On Thu, Dec 29, 2022 at 1:15 PM David Matlack <dmatlack@xxxxxxxxxx> wrote:
>
> On Wed, Dec 28, 2022 at 02:07:49PM -0800, Vipin Sharma wrote:
> > On Tue, Dec 27, 2022 at 10:37 AM Ben Gardon <bgardon@xxxxxxxxxx> wrote:
> > > On Wed, Dec 21, 2022 at 6:35 PM Vipin Sharma <vipinsh@xxxxxxxxxx> wrote:
> > > >
> > > > Tested this change by running dirty_log_perf_test while dropping cache
> > > > via "echo 2 > /proc/sys/vm/drop_caches" at 1 second interval
> > > > continuously. There were WARN_ON(!mc->nobjs) messages printed in kernel
> > > > logs from kvm_mmu_memory_cache_alloc(), which is expected.
> > >
> > > Oh, that's not a good thing. I don't think we want to be hitting those
> > > warnings. For one, kernel warnings should not be expected behavior,
> > > probably for many reasons, but at least because Syzbot will find it.
> > > In this particular case, we don't want to hit that because in that
> > > case we'll try to do a GFP_ATOMIC, which can fail, and if it fails,
> > > we'll BUG:
> > >
> > > void *kvm_mmu_memory_cache_alloc(struct kvm_mmu_memory_cache *mc)
> > > {
> > > void *p;
> > >
> > > if (WARN_ON(!mc->nobjs))
> > > p = mmu_memory_cache_alloc_obj(mc, GFP_ATOMIC | __GFP_ACCOUNT);
> > > else
> > > p = mc->objects[--mc->nobjs];
> > > BUG_ON(!p);
> > > return p;
> > > }
> > >
> > > Perhaps the risk of actually panicking is small, but it probably
> > > indicates that we need better error handling around failed allocations
> > > from the cache.
> > > Or, the slightly less elegant approach might be to just hold the cache
> > > lock around the cache topup and use of pages from the cache, but
> > > adding better error handling would probably be cleaner.
> >
> > I was counting on the fact that shrinker will ideally run only in
> > extreme cases, i.e. host is running on low memory. So, this WARN_ON
> > will only be rarely used. I was not aware of Syzbot, it seems like it
> > will be a concern if it does this kind of testing.
>
> In an extreme low-memory situation, forcing vCPUS to do GFP_ATOMIC
> allocations to handle page faults is risky.
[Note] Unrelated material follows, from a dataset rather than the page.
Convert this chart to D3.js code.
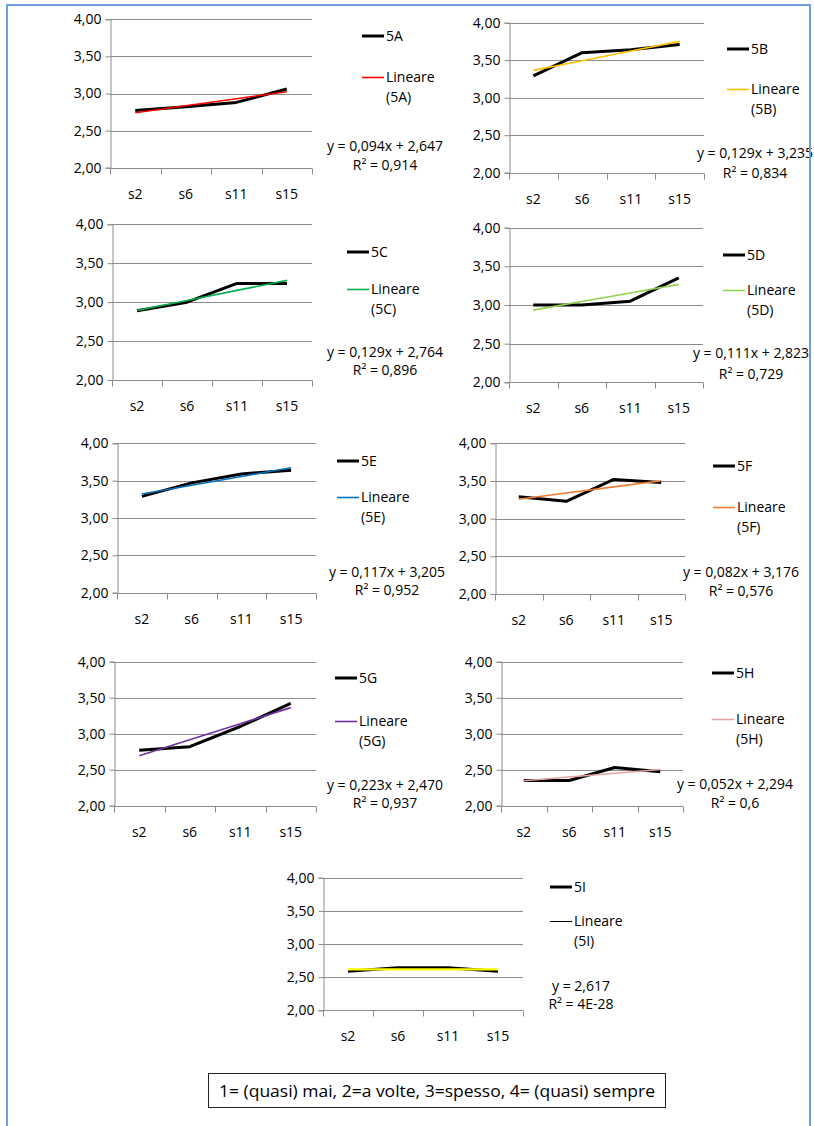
<!DOCTYPE html>
<html>
<head>
<meta charset="utf-8">
<script src="https://cdn.jsdelivr.net/npm/d3@7/dist/d3.min.js"></script>
<style>
  html, body { margin: 0; padding: 0; background: #ffffff; }
  svg { display: block; }
  text { font-family: "Open Sans", "Noto Sans", sans-serif; fill: #000; }
</style>
</head>
<body>
<svg id="chart" width="814" height="1126"></svg>
<script>
// Survey waves on the x axis
const categories = ["s2", "s6", "s11", "s15"];
const seriesNames = ["5A", "5B", "5C", "5D", "5E", "5F", "5G", "5H", "5I"];

// Mean score per wave for each item
const values5A = [2.77, 2.82, 2.88, 3.06];
const values5B = [3.29, 3.60, 3.64, 3.71];
const values5C = [2.89, 3.00, 3.24, 3.24];
const values5D = [3.00, 3.00, 3.05, 3.35];
const values5E = [3.29, 3.47, 3.59, 3.64];
const values5F = [3.29, 3.23, 3.52, 3.48];
const values5G = [2.77, 2.82, 3.10, 3.42];
const values5H = [2.35, 2.35, 2.53, 2.47];
const values5I = [2.59, 2.64, 2.64, 2.59];

// Linear trendline coefficients (y = slope*x + intercept, x = 1..4) and R²
const slopes = [0.094, 0.129, 0.129, 0.111, 0.117, 0.082, 0.223, 0.052, 0];
const intercepts = [2.647, 3.235, 2.764, 2.823, 3.205, 3.176, 2.470, 2.294, 2.617];
const r2Labels = ["0,914", "0,834", "0,896", "0,729", "0,952", "0,576", "0,937", "0,6", "4E-28"];

const yTicks = [2.0, 2.5, 3.0, 3.5, 4.0];
const yDomain = [2, 4];
const footnote = "1= (quasi) mai, 2=a volte, 3=spesso, 4= (quasi) sempre";

const allValues = [values5A, values5B, values5C, values5D, values5E, values5F, values5G, values5H, values5I];

// Styling
const trendColors = ["#ff0000", "#ffc000", "#00b050", "#92d050", "#0070c0", "#ed7d31", "#7030a0", "#e6a3a3", "#ffff00"];
const legendTrendColors = ["#ff0000", "#ffc000", "#00b050", "#92d050", "#0070c0", "#ed7d31", "#7030a0", "#e6a3a3", "#000000"];
const gridColor = "#8c8c8c";

// Panel placement: plot box, legend anchor, equation anchor
const panels = [
  { x0: 110, x1: 312, yT: 19.3,  yB: 167.7,  lx: 362, ly1: 36,  ly2: 77,  ex: 385, ey1: 145.7, ey2: 165 },
  { x0: 509, x1: 704, yT: 22.7,  yB: 172.7,  lx: 727, ly1: 49,  ly2: 89,  ex: 755, ey1: 153,   ey2: 173 },
  { x0: 112, x1: 312, yT: 224.3, yB: 380,    lx: 347, ly1: 252, ly2: 289, ex: 385, ey1: 351.7, ey2: 370 },
  { x0: 509, x1: 703, yT: 227.7, yB: 382.3,  lx: 723, ly1: 255, ly2: 290, ex: 751, ey1: 353,   ey2: 374 },
  { x0: 117, x1: 316, yT: 443.3, yB: 592.7,  lx: 337, ly1: 461, ly2: 497, ex: 387, ey1: 571.7, ey2: 590 },
  { x0: 495, x1: 685, yT: 443.3, yB: 594,    lx: 713, ly1: 466, ly2: 507, ex: 741, ey1: 572,   ey2: 591 },
  { x0: 114, x1: 316, yT: 661.7, yB: 805.7,  lx: 335, ly1: 678, ly2: 721, ex: 385, ey1: 785,   ey2: 803 },
  { x0: 501, x1: 683, yT: 661.7, yB: 805.7,  lx: 712, ly1: 673, ly2: 719, ex: 735, ey1: 784,   ey2: 803 },
  { x0: 323, x1: 523, yT: 877.7, yB: 1010.3, lx: 550, ly1: 887, ly2: 921, ex: 581, ey1: 985.7, ey2: 1004 }
];

const svg = d3.select("#chart");
const fontSize = 14;
const num = (v, d) => d3.format("." + d + "f")(v).replace(".", ",");

panels.forEach((p, i) => {
  const g = svg.append("g");
  const x = d3.scaleBand().domain(categories).range([p.x0, p.x1]);
  const y = d3.scaleLinear().domain(yDomain).range([p.yB, p.yT]);
  const cx = c => x(c) + x.bandwidth() / 2;

  // horizontal gridlines
  g.selectAll("line.grid").data(yTicks).join("line")
    .attr("x1", p.x0).attr("x2", p.x1)
    .attr("y1", d => Math.round(y(d)) + 0.5).attr("y2", d => Math.round(y(d)) + 0.5)
    .attr("stroke", gridColor).attr("stroke-width", 1);

  // y axis
  const ya = g.append("g").attr("transform", `translate(${Math.round(p.x0) + 0.5},0)`)
    .call(d3.axisLeft(y).tickValues(yTicks).tickSize(5).tickPadding(4).tickFormat(d => num(d, 2)));
  ya.selectAll("path, line").attr("stroke", gridColor);
  ya.selectAll("text").attr("font-size", fontSize).attr("font-family", "Open Sans").attr("fill", "#000");

  // x axis with ticks at band boundaries
  const xa = g.append("g").attr("transform", `translate(0,${Math.round(p.yB) + 0.5})`);
  xa.append("line").attr("x1", p.x0).attr("x2", p.x1).attr("y1", 0).attr("y2", 0).attr("stroke", gridColor);
  const bounds = categories.map(c => x(c)).concat([p.x1]);
  xa.selectAll("line.tk").data(bounds).join("line")
    .attr("x1", d => Math.round(d) + 0.5).attr("x2", d => Math.round(d) + 0.5).attr("y1", 0).attr("y2", 6)
    .attr("stroke", gridColor);
  xa.selectAll("text").data(categories).join("text")
    .attr("x", d => cx(d)).attr("y", 26).attr("dy", "0.35em")
    .attr("text-anchor", "middle").attr("font-size", fontSize).text(d => d);

  // data line
  const line = d3.line().x((d, k) => cx(categories[k])).y(d => y(d));
  g.append("path").datum(allValues[i]).attr("d", line)
    .attr("fill", "none").attr("stroke", "#000").attr("stroke-width", 3)
    .attr("stroke-linejoin", "round");

  // linear trendline
  const trend = categories.map((c, k) => slopes[i] * (k + 1) + intercepts[i]);
  g.append("path").datum(trend).attr("d", line)
    .attr("fill", "none").attr("stroke", trendColors[i]).attr("stroke-width", i === 8 ? 2.2 : 1.6);

  // legend
  g.append("line").attr("x1", p.lx).attr("x2", p.lx + 22).attr("y1", p.ly1).attr("y2", p.ly1)
    .attr("stroke", "#000").attr("stroke-width", 3);
  g.append("text").attr("x", p.lx + 24).attr("y", p.ly1).attr("dy", "0.35em")
    .attr("font-size", fontSize).text(seriesNames[i]);
  g.append("line").attr("x1", p.lx).attr("x2", p.lx + 22).attr("y1", p.ly2 + 0.5).attr("y2", p.ly2 + 0.5)
    .attr("stroke", legendTrendColors[i]).attr("stroke-width", i === 8 ? 1 : 1.6);
  g.append("text").attr("x", p.lx + 24).attr("y", p.ly2).attr("dy", "0.35em")
    .attr("font-size", fontSize).text("Lineare");
  g.append("text").attr("x", p.lx + 24).attr("y", p.ly2 + 20.5).attr("dy", "0.35em")
    .attr("font-size", fontSize).text(`(${seriesNames[i]})`);

  // trendline equation
  const eq = slopes[i] === 0
    ? `y = ${num(intercepts[i], 3)}`
    : `y = ${num(slopes[i], 3)}x + ${num(intercepts[i], 3)}`;
  g.append("text").attr("x", p.ex).attr("y", p.ey1).attr("dy", "0.35em")
    .attr("text-anchor", "middle").attr("font-size", fontSize).text(eq);
  g.append("text").attr("x", p.ex).attr("y", p.ey2).attr("dy", "0.35em")
    .attr("text-anchor", "middle").attr("font-size", fontSize).text(`R² = ${r2Labels[i]}`);
});

// scale legend box
svg.append("rect").attr("x", 208.5).attr("y", 1073.5).attr("width", 457).attr("height", 34)
  .attr("fill", "#fff").attr("stroke", "#222").attr("stroke-width", 1);
svg.append("text").attr("x", 437).attr("y", 1091).attr("dy", "0.35em")
  .attr("text-anchor", "middle").attr("font-size", 16)
  .attr("textLength", 436).attr("lengthAdjust", "spacingAndGlyphs").text(footnote);

// outer frame
svg.append("rect").attr("x", 7).attr("y", 5).attr("width", 803).attr("height", 1140)
  .attr("fill", "none").attr("stroke", "#6f9fe0").attr("stroke-width", 2);
</script>
</body>
</html>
Plus it's a waste of time to
> free that memory since it's just going to get immediately reallocated.
>
> >
> > I thought about keeping a mutex, taking it during topup and releasing
> > it after the whole operation is done but I stopped it as the duration
> > of holding mutex will be long and might block the memory shrinker
> > longer. I am not sure though, if this is a valid concern.
>
> Use mutex_trylock() to skip any vCPUs that are currently handling page
> faults.

oh yeah! Thanks.